C’era un ferreo protocollo per la custodia e sicurezza di Michele Sindona nel carcere di Voghera. Lo descrive nei dettagli Mino Martinazzoli, ultimo segretario della Dc, nel libro ’Uno strano democristiano’ scritto con Annachiara Valle

C’era un ferreo protocollo per la custodia e sicurezza di Michele Sindona nel carcere di Voghera. Lo descrive nei dettagli Mino Martinazzoli, ultimo segretario della Dc, nel libro ’Uno strano democristiano’ scritto con Annachiara Valle. "Sindona era sorvegliato sempre da cinque agenti, tre dei quali con il compito di guardarlo a vista nell’arco delle ventiquatto ore. Gli agenti erano scelti senza essere preavvisati. Non poteva avvicinarlo nessuno, neppure durante l’ora d’aria. Il cortile a lui destinato era coperto in modo da evitare qualsiasi possibilità di introdurre oggetti dall’esterno o di stabilire contatti. Il cibo doveva essere prelevato da quanto cucinato per gli agenti di custodia e consegnato a Sindona da un sottoufficiale e da un agente di custodia di provato affidamento. Avevamo fatto fabbricare un contenitore d’acciaio, nel quale veniva inserito il vitto e la tazzina del caffè. Il contenitore aveva due chiavi in modo che non ci fosse mai un solo agente.
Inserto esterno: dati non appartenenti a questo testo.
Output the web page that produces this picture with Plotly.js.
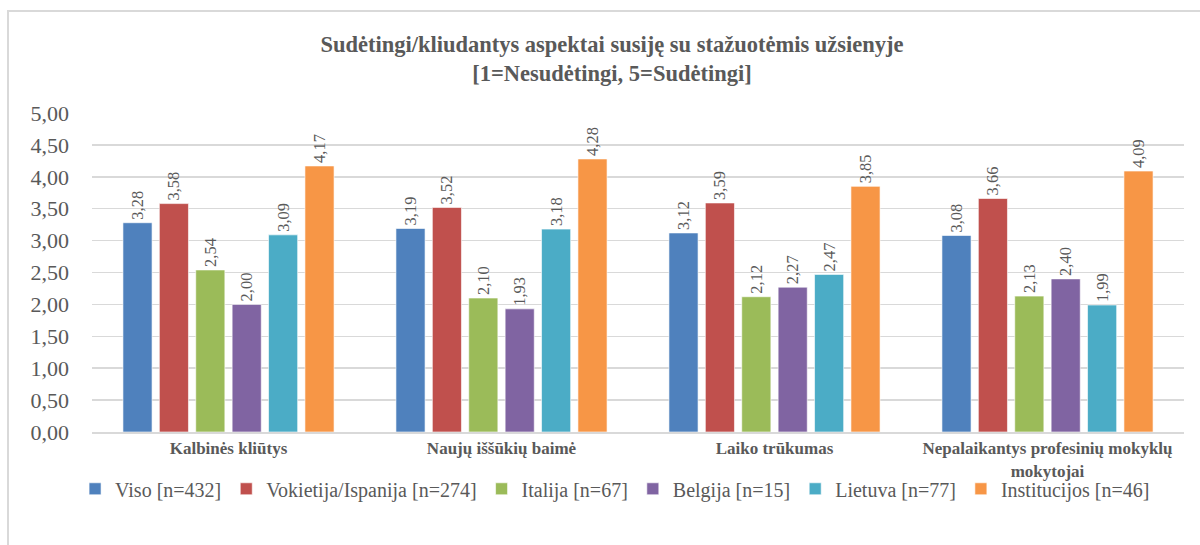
<!DOCTYPE html>
<html>
<head>
<meta charset="utf-8">
<script src="https://cdn.plot.ly/plotly-3.0.1.min.js"></script>
<style>
html,body{margin:0;padding:0;background:#fff;}
#wrap{position:relative;width:1200px;height:545px;overflow:hidden;}
#frame{position:absolute;left:7px;top:10px;width:1300px;height:700px;border-left:2px solid #d9d9d9;border-top:2px solid #d9d9d9;}
#chart{position:absolute;left:0;top:0;width:1200px;height:545px;}
</style>
</head>
<body>
<div id="wrap"><div id="frame"></div><div id="chart"></div></div>
<script>
const categories = ["Kalbinės kliūtys", "Naujų iššūkių baimė", "Laiko trūkumas", "Nepalaikantys profesinių mokyklų<br>mokytojai"];
const seriesNames = ["Viso [n=432]", "Vokietija/Ispanija [n=274]", "Italija [n=67]", "Belgija [n=15]", "Lietuva [n=77]", "Institucijos [n=46]"];
const viso = [3.28, 3.19, 3.12, 3.08];
const vokietijaIspanija = [3.58, 3.52, 3.59, 3.66];
const italija = [2.54, 2.10, 2.12, 2.13];
const belgija = [2.00, 1.93, 2.27, 2.40];
const lietuva = [3.09, 3.18, 2.47, 1.99];
const institucijos = [4.17, 4.28, 3.85, 4.09];
const yTicks = [0, 0.5, 1, 1.5, 2, 2.5, 3, 3.5, 4, 4.5, 5];

const seriesValues = [viso, vokietijaIspanija, italija, belgija, lietuva, institucijos];
const colors = ["#4F81BD", "#C0504D", "#9BBB59", "#8064A2", "#4BACC6", "#F79646"];
const fmt = v => v.toFixed(2).replace(".", ",");
const serif = "Liberation Serif";

const traces = seriesValues.map((vals, i) => ({
  type: "bar",
  name: seriesNames[i],
  x: categories,
  y: vals,
  marker: {color: colors[i], line: {color: "rgba(255,255,255,0.6)", width: 1}},
  text: vals.map(fmt),
  textposition: "outside",
  textangle: -90,
  cliponaxis: false,
  textfont: {family: serif, size: 16.5, color: "#595959"},
  hoverinfo: "skip"
}));

const layout = {
  width: 1200, height: 545,
  margin: {l: 92, r: 16, t: 113, b: 113},
  paper_bgcolor: "rgba(0,0,0,0)",
  plot_bgcolor: "rgba(0,0,0,0)",
  title: {
    text: "<b>Sudėtingi/kliudantys aspektai susiję su stažuotėmis užsienyje<br>[1=Nesudėtingi, 5=Sudėtingi]</b>",
    font: {family: serif, size: 22.5, color: "#595959"},
    x: 0.51, xanchor: "center", y: 0.905, yanchor: "middle"
  },
  barmode: "group",
  bargap: 0.2,
  bargroupgap: 0.2,
  showlegend: true,
  legend: {
    orientation: "h", x: 0.479, xanchor: "center", y: -0.178, yanchor: "middle",
    font: {family: serif, size: 20, color: "#595959"},
    itemwidth: 30, traceorder: "normal", tracegroupgap: 0
  },
  xaxis: {
    showgrid: false, showline: true, linecolor: "#d9d9d9", linewidth: 2,
    ticks: "", tickfont: {family: serif, size: 17, color: "#595959", weight: "bold"},
    tickangle: 0
  },
  yaxis: {
    range: [0, 5], tickvals: yTicks, ticktext: yTicks.map(fmt),
    showgrid: true, gridcolor: "#d9d9d9", gridwidth: 1.5,
    zeroline: false, showline: false, ticks: "",
    tickfont: {family: serif, size: 22, color: "#595959"},
    ticklen: 0, ticklabelstandoff: 22
  },
  font: {family: serif}
};

Plotly.newPlot("chart", traces, layout, {displayModeBar: false, staticPlot: true});
</script>
</body>
</html>
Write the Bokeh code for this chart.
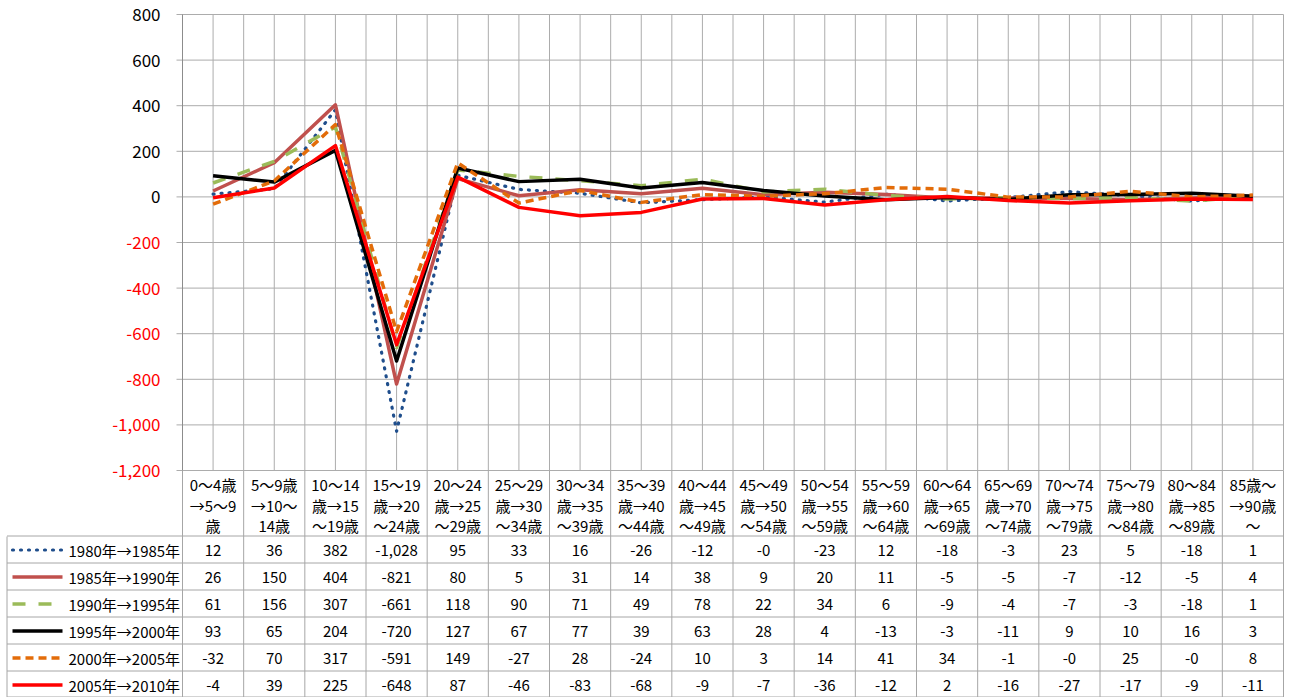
from bokeh.plotting import figure
from bokeh.models import Range1d
from bokeh.embed import file_html
from bokeh.resources import INLINE
from bokeh.core.properties import value

# ---------------- data ----------------
categories = [
    "0～4歳\n→5～9\n歳", "5～9歳\n→10～\n14歳", "10～14\n歳→15\n～19歳",
    "15～19\n歳→20\n～24歳", "20～24\n歳→25\n～29歳", "25～29\n歳→30\n～34歳",
    "30～34\n歳→35\n～39歳", "35～39\n歳→40\n～44歳", "40～44\n歳→45\n～49歳",
    "45～49\n歳→50\n～54歳", "50～54\n歳→55\n～59歳", "55～59\n歳→60\n～64歳",
    "60～64\n歳→65\n～69歳", "65～69\n歳→70\n～74歳", "70～74\n歳→75\n～79歳",
    "75～79\n歳→80\n～84歳", "80～84\n歳→85\n～89歳", "85歳～\n→90歳\n～",
]
series_names = ["1980年→1985年", "1985年→1990年", "1990年→1995年",
                "1995年→2000年", "2000年→2005年", "2005年→2010年"]
s1980 = [12, 36, 382, -1028, 95, 33, 16, -26, -12, -0.2, -23, 12, -18, -3, 23, 5, -18, 1]
s1985 = [26, 150, 404, -821, 80, 5, 31, 14, 38, 9, 20, 11, -5, -5, -7, -12, -5, 4]
s1990 = [61, 156, 307, -661, 118, 90, 71, 49, 78, 22, 34, 6, -9, -4, -7, -3, -18, 1]
s1995 = [93, 65, 204, -720, 127, 67, 77, 39, 63, 28, 4, -13, -3, -11, 9, 10, 16, 3]
s2000 = [-32, 70, 317, -591, 149, -27, 28, -24, 10, 3, 14, 41, 34, -1, -0.2, 25, -0.2, 8]
s2005 = [-4, 39, 225, -648, 87, -46, -83, -68, -9, -7, -36, -12, 2, -16, -27, -17, -9, -11]
y_ticks = [800, 600, 400, 200, 0, -200, -400, -600, -800, -1000, -1200]

series = [s1980, s1985, s1990, s1995, s2000, s2005]
styles = [
    dict(line_color="#1F4E8C", line_width=3.2, line_dash="1 7", line_cap="round"),
    dict(line_color="#C0504D", line_width=3.5),
    dict(line_color="#9BBB59", line_width=3.5, line_dash="13 13"),
    dict(line_color="#000000", line_width=3.5),
    dict(line_color="#E36C09", line_width=3.5, line_dash="8 5"),
    dict(line_color="#FF0000", line_width=3.5),
]

FONT = "Noto Sans CJK JP"
GRID = "#acacac"
BORDER = "#a6a6a6"
AXIS = "#8c8c8c"

W, H = 1288, 697
N = len(categories)
CL, CR = 182, 1283          # chart frame left/right (canvas px)
CT, CB = 14, 470            # chart top/bottom (canvas px)
ppu = (CR - CL) / N
x_start = -CL / ppu
x_end = N + (W - CR) / ppu

TH = H - CB                 # table height in px (y units of default range)
HDR = 66
ROW = 27
body_top = TH - HDR

vmin, vmax = y_ticks[-1], y_ticks[0]
k = (vmax - vmin) / (CB - CT)
val_range = Range1d(vmin - (H - CB) * k, vmax + CT * k)

p = figure(width=W, height=H, x_range=Range1d(x_start, x_end), y_range=Range1d(0, H),
           output_backend="svg", toolbar_location=None,
           x_axis_location=None, y_axis_location=None,
           min_border_left=0, min_border_right=0, min_border_top=0, min_border_bottom=0)
p.extra_y_ranges = {"val": val_range}
p.grid.visible = False
p.outline_line_color = None
p.background_fill_color = "white"
p.border_fill_color = "white"

# ---------- chart grid ----------
hx0 = -6 / ppu
p.segment(x0=[hx0] * len(y_ticks), y0=y_ticks, x1=[N] * len(y_ticks), y1=y_ticks,
          line_color=GRID, line_width=1, y_range_name="val")
gx = [j * 0.5 for j in range(1, 2 * N + 1)]
p.segment(x0=gx, y0=[vmin] * len(gx), x1=gx, y1=[vmax] * len(gx),
          line_color=GRID, line_width=1, y_range_name="val")
p.segment(x0=[0], y0=[vmin], x1=[0], y1=[vmax], line_color=AXIS, line_width=1,
          y_range_name="val")

# y tick labels
p.text(x=[-22 / ppu] * len(y_ticks), y=y_ticks, text=[f"{t:,}" for t in y_ticks],
       text_color=["#000000" if t >= 0 else "#FF0000" for t in y_ticks],
       text_font=value(FONT), text_font_size="17px", text_align="right",
       text_baseline="middle", y_range_name="val")

# series lines
xs = [i + 0.5 for i in range(N)]
for vals, st in zip(series, styles):
    p.line(x=xs, y=vals, line_join="round", y_range_name="val", **st)

# ---------- data table ----------
vx = list(range(N + 1))
p.segment(x0=vx, y0=[0] * len(vx), x1=vx, y1=[TH] * len(vx), line_color=BORDER, line_width=1)
lx = x_start + 6.5 / ppu
p.segment(x0=[lx], y0=[0], x1=[lx], y1=[body_top], line_color=BORDER, line_width=1)
hy = [body_top + 0.5 - ROW * r for r in range(len(series))] + [0.5]
p.segment(x0=[lx] * len(hy), y0=hy, x1=[N] * len(hy), y1=hy, line_color=BORDER, line_width=1)

# header texts
hx, hyy, htxt = [], [], []
for i, c in enumerate(categories):
    for j, line in enumerate(c.split("\n")):
        hx.append(i + 0.5)
        hyy.append(TH - 14 - 20.5 * j)
        htxt.append(line)
p.text(x=hx, y=hyy, text=htxt, text_font=value(FONT), text_font_size="15px",
       text_align="center", text_baseline="middle", text_color="#000000")

# values
vxs, vys, vtx = [], [], []
for r, vals in enumerate(series):
    yc = body_top - ROW * r - ROW / 2
    for i, v in enumerate(vals):
        vxs.append(i + 0.5)
        vys.append(yc)
        vtx.append(f"{v:,.0f}")
p.text(x=vxs, y=vys, text=vtx, text_font=value(FONT), text_font_size="15px",
       text_align="center", text_baseline="middle", text_color="#000000")

# legend keys
for r, (name, st) in enumerate(zip(series_names, styles)):
    yc = body_top - ROW * r - ROW / 2
    p.line(x=[x_start + 12 / ppu, x_start + 62 / ppu], y=[yc, yc], **st)
    p.text(x=[x_start + 68 / ppu], y=[yc], text=[name], text_font=value(FONT),
           text_font_size="15px", text_align="left", text_baseline="middle",
           text_color="#000000")

open("out.html", "w").write(file_html(p, INLINE))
Cambiavamo bar continuamente e cambiavamo gli agenti". Fatta questa descrizione minuziosa, Martinazzoli, che la mattina del 20 marzo 1986 quando Sindona fu trovato morto "rimase molto deluso", così si spiega il suicidio del banchiere siculiano: "Sono propenso a credere che qualcuno gli abbia passato qualcosa durante i processi. Molta gente si avvicinava alla sua gabbia. Resta il fatto che quando tornava in carcere doveva essere perquisito e quindi quella capsula di cianuro doveva essere trovata. Ma così non fu". Amen.